It’s over and I’m back to ‘normal’ life. Well normal as my life is currently. As Jo says it’s funny having little to do when you’re not in your own home as you really do have little to do. I’ve enjoyed the downtime so far. Yesterday I spent a long time in the QEII cafe chatting with Clas. I then when to the movies before Jo and I went out for dinner and then coffee with Clas. We’d hoped he’d stay in Christchurch to train with us but I’m sure he’s making the right decision going home and recovering. With luck we’ll all be back here next year training hard for yet another Taupo and will all be heading to great results.
Riding end to end New Zealand in the Epic Camp environment is something really really special. Big challenges are best shared as it ensures you have people that really understand and with whom you can reminisce. The dinner at the end of the camp was such good fun because of such a massive shared experience. Most ended up in the hotel bar probably through a feeling of we should be celebrating but more or less all of us were just way too tired to really go for it. That was funny in it’s own way.
Everyone on the camp coped superbly and did the fully distance on the bike. Point to point riding every day certainly helps you mentally to just get going. Like a lot of this type of thing my approach is just to think about starting – no need to worry about the rest just the start everything else will follow. Contemplating the whole in one go can be pretty humbling. This feels like a similar thing to Clas saying “You can always quit later”. No one quit. That is cool.
What was the hardest thing for me. Well it was never completing. I never doubted my ability to complete. I’ve been zonked out so many times on the bike or fell running to know that you can always keep going. Well … provided you or your bike aren’t injured. Throughout the camp there was an underlying feeling of uncertainty about my foot. On the first day I really considered not tacking on or trying hard on the 10k race. Both would have put me out of the running for the yellow. I’m so pleased that my competitive reaction kicked in. I trusted that I would feel problems with the foot and would ease up. I pushed it a lot and I got no signs of problems. I cannot tell you how pleased I am about this. This week I am not running to give it a chance to strengthen (if it needs it).
Then there was my chain problem. Right there could have been the end of my camp completion, yellow jersey and riding end to end. if it hadn’t been for the camera crew following us round I don’t think I would have completed.

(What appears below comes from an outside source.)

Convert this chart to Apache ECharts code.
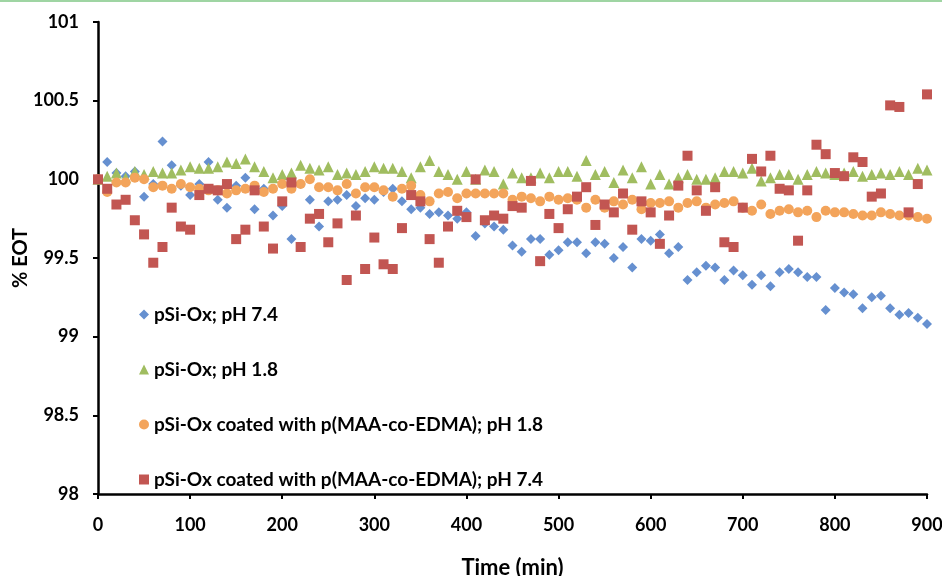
<!DOCTYPE html>
<html>
<head>
<meta charset="utf-8">
<script src="https://cdn.jsdelivr.net/npm/echarts@6/dist/echarts.min.js"></script>
<style>html,body{margin:0;padding:0;background:#fff}#c{width:942px;height:576px}</style>
</head>
<body>
<div id="c"></div>
<script>
var times = [0,10,20,30,40,50,60,70,80,90,100,110,120,130,140,150,160,170,180,190,200,210,220,230,240,250,260,270,280,290,300,310,320,330,340,350,360,370,380,390,400,410,420,430,440,450,460,470,480,490,500,510,520,530,540,550,560,570,580,590,600,610,620,630,640,650,660,670,680,690,700,710,720,730,740,750,760,770,780,790,800,810,820,830,840,850,860,870,880,890,900];

var seriesNames = ["pSi-Ox; pH 7.4", "pSi-Ox; pH 1.8", "pSi-Ox coated with p(MAA-co-EDMA); pH 1.8", "pSi-Ox coated with p(MAA-co-EDMA); pH 7.4"];

var uncoatedPH74 = [100.00,100.11,100.04,100.02,100.05,99.89,99.97,100.24,100.09,99.96,99.90,99.97,100.11,99.87,99.82,99.96,100.01,99.81,99.94,99.77,99.83,99.62,99.97,99.87,99.70,99.86,99.87,99.90,99.83,99.88,99.87,99.92,99.94,99.86,99.81,99.82,99.78,99.79,99.77,99.75,99.79,99.64,99.72,99.70,99.68,99.58,99.54,99.62,99.62,99.52,99.55,99.60,99.60,99.53,99.60,99.59,99.50,99.57,99.44,99.62,99.61,99.65,99.53,99.57,99.36,99.41,99.45,99.44,99.36,99.42,99.39,99.33,99.39,99.32,99.41,99.43,99.41,99.38,99.38,99.17,99.31,99.28,99.27,99.18,99.25,99.26,99.18,99.14,99.15,99.12,99.08];

var uncoatedPH18 = [100.00,100.02,100.04,100.01,100.05,100.03,100.05,100.04,100.04,100.06,100.08,100.07,100.07,100.08,100.11,100.10,100.13,100.08,100.05,100.01,100.03,100.04,100.09,100.07,100.06,100.08,100.03,100.04,100.03,100.05,100.08,100.07,100.07,100.05,100.01,100.08,100.12,100.05,100.03,100.00,100.05,100.00,100.06,100.05,99.97,100.04,100.01,100.01,100.04,100.01,100.05,100.05,100.02,100.12,100.03,100.05,99.98,100.06,100.01,100.08,99.97,100.03,99.97,100.01,100.03,100.00,100.00,100.01,100.05,100.05,100.04,100.07,99.99,100.01,100.03,100.03,100.00,100.03,100.05,100.04,100.03,100.04,100.05,100.02,100.03,100.04,100.03,100.05,100.03,100.07,100.06];

var coatedPH18 = [100.00,99.92,99.98,99.98,100.01,100.00,99.95,99.96,99.94,99.97,99.95,99.94,99.93,99.93,99.91,99.93,99.94,99.96,99.92,99.94,99.97,99.94,99.97,100.00,99.95,99.95,99.93,99.97,99.91,99.95,99.95,99.93,99.89,99.94,99.96,99.90,99.86,99.91,99.92,99.88,99.91,99.91,99.91,99.91,99.91,99.87,99.89,99.88,99.86,99.89,99.87,99.88,99.87,99.82,99.87,99.82,99.86,99.84,99.87,99.81,99.85,99.85,99.86,99.82,99.85,99.86,99.82,99.84,99.85,99.86,99.82,99.80,99.84,99.78,99.80,99.81,99.79,99.80,99.76,99.80,99.79,99.79,99.78,99.77,99.77,99.79,99.78,99.77,99.77,99.76,99.75];

var coatedPH74 = [100.00,99.94,99.84,99.87,99.74,99.65,99.47,99.57,99.82,99.70,99.68,99.90,99.94,99.93,99.97,99.62,99.68,99.93,99.70,99.56,99.86,99.98,99.57,99.75,99.78,99.60,99.72,99.36,99.77,99.43,99.63,99.46,99.43,99.69,99.90,99.86,99.62,99.47,99.70,99.80,99.76,100.00,99.74,99.77,99.75,99.83,99.82,99.99,99.48,99.78,99.69,99.81,99.89,99.95,99.71,99.84,99.79,99.91,99.68,99.86,99.79,99.59,99.77,99.96,100.15,99.93,99.80,99.95,99.60,99.57,99.82,100.13,100.05,100.15,99.94,99.93,99.61,99.93,100.22,100.16,100.04,100.02,100.14,100.11,99.89,99.91,100.47,100.46,99.79,99.97,100.54];

var xTicks = [0,100,200,300,400,500,600,700,800,900];
var yTicks = ["98","98.5","99","99.5","100","100.5","101"];

function pairs(vals){ return times.map(function(t,i){ return [t, vals[i]]; }); }

var colors = ['#6690D0', '#A0BD60', '#F3A45B', '#C25652'];
var symbols = ['diamond', 'triangle', 'circle', 'rect'];
var sizes = [10, 11, 10, 10];
var dataSets = [uncoatedPH74, uncoatedPH18, coatedPH18, coatedPH74];

var FONT = 'Lato';
var chart = echarts.init(document.getElementById('c'), null, {renderer: 'canvas'});
var option = {
  animation: false,
  backgroundColor: '#ffffff',
  grid: {left: 98, right: 15, top: 22, bottom: 82, containLabel: false, outerBoundsMode: 'none'},
  graphic: [{type: 'line', shape: {x1: 0, y1: 1, x2: 942, y2: 1}, style: {stroke: '#9fd5a3', lineWidth: 2}}],
  legend: {
    orient: 'vertical', left: 134, top: 300, itemGap: 36,
    itemWidth: 10, itemHeight: 10,
    textStyle: {fontFamily: FONT, fontWeight: 'bold', fontSize: 19, color: '#000'},
    data: seriesNames.map(function(n, i){ return {name: n, icon: symbols[i]}; })
  },
  xAxis: {
    type: 'value', min: 0, max: 900, interval: 100,
    name: 'Time (min)', nameLocation: 'middle', nameGap: 63, nameMoveOverlap: false,
    nameTextStyle: {fontFamily: FONT, fontWeight: 'bold', fontSize: 22, color: '#000'},
    axisLine: {show: true, onZero: false, lineStyle: {color: '#000', width: 2.5}},
    axisTick: {show: true, inside: false, length: 5, lineStyle: {color: '#000', width: 2}},
    axisLabel: {margin: 22, fontFamily: FONT, fontWeight: 'bold', fontSize: 18, color: '#000',
      formatter: function(v){ return xTicks.indexOf(v) >= 0 ? String(v) : ''; }},
    splitLine: {show: false}
  },
  yAxis: {
    type: 'value', min: 98, max: 101, interval: 0.5,
    name: '% EOT', nameLocation: 'middle', nameGap: 67, nameRotate: 90, nameMoveOverlap: false,
    nameTextStyle: {fontFamily: FONT, fontWeight: 'bold', fontSize: 20, color: '#000'},
    axisLine: {show: true, onZero: false, lineStyle: {color: '#000', width: 2.5}},
    axisTick: {show: true, inside: false, length: 5, lineStyle: {color: '#000', width: 2}},
    axisLabel: {margin: 19, fontFamily: FONT, fontWeight: 'bold', fontSize: 18, color: '#000',
      formatter: function(v){ var s = String(Math.round(v*10)/10); return yTicks.indexOf(s) >= 0 ? s : ''; }},
    splitLine: {show: false}
  },
  series: dataSets.map(function(d, i){
    return {
      name: seriesNames[i], type: 'scatter', symbol: symbols[i], symbolSize: sizes[i],
      itemStyle: {color: colors[i], opacity: 1},
      data: pairs(d), z: 2 + i
    };
  })
};
chart.setOption(option);
</script>
</body>
</html>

Toughest moment was the first King of The Mountains on the south island. Having lost so many points in that competition due to my chain break I was keen to stamp my authority back on it and get second (I never thought I could beat Clas). The points were still close and it was pretty clear that the KOM points could be relevant. I’d decided to attack hard early and TT to the climb. Others went first but I pulled through and kept pushing flat out. Reading other accounts it’s clear they were close to bridging and if I’d eased up at all they would have. I was confident that if I kept going flat out I could drop everyone but Clas. However about 5 minutes in I had my doubts, I was hurting hugely and wondered whether I’d misjudged it but by then I was committed as I was sure if I blew I would end up last and lose loads of points. Still having Petro and Pete with us didn’t help. I’d kept thinking that whoever was on the front of the chase was sacrifising their race to catch me for the others. Who would do that ? I felt if it was just Clas and I out front they would just let us go being happy with third. But as it was it seemed they’d chase us. That 20 minutes is the hardest and toughest riding I’ve done on the camp and possibly ever. The buzz at the top arriving ahead of the pack was well worth it. On top of this I ran 40km that day to really try and take the yellow. I felt similarly to last year on the day I did two 2.5 hour runs. It was a statement of intent, that I was willing to bust a gut to win it.
I certainly want more of this sort of camp riding. The thrill of riding at pace in groups, trying to hang on, trying to ride people off my wheel, covering breaks, busting a gut to stay on someones wheel as they surge at the start of a climb …. it’s all just such good fun. No tacking on for this camp allowed me to enjoy all this so much more since I was willing to really give the rides my all.
The yellow this time is the most satisfying as I didn’t just win it by riding a tonne more than anyone else. There were people that ran more than me and some that swam more than me but no one with as big swim and run volumes. I would hazard a guess that I covered the distance on the bike faster than anyone – I left last and largely arrived first at lunch and the finish. I placed well in the competitions as well. I’ve said to myself that on another camp I’d try and relax and just enjoy it rather than go for points but wearing the yellow is quite a thrill.
For those that are interested here are my camp totals:
So what now. Aim is to get the running going well. I feel in such good shape with just over 6 weeks to go to Taupo I just need to get the running going reasonably well and I should have the opportunity to execute a great race.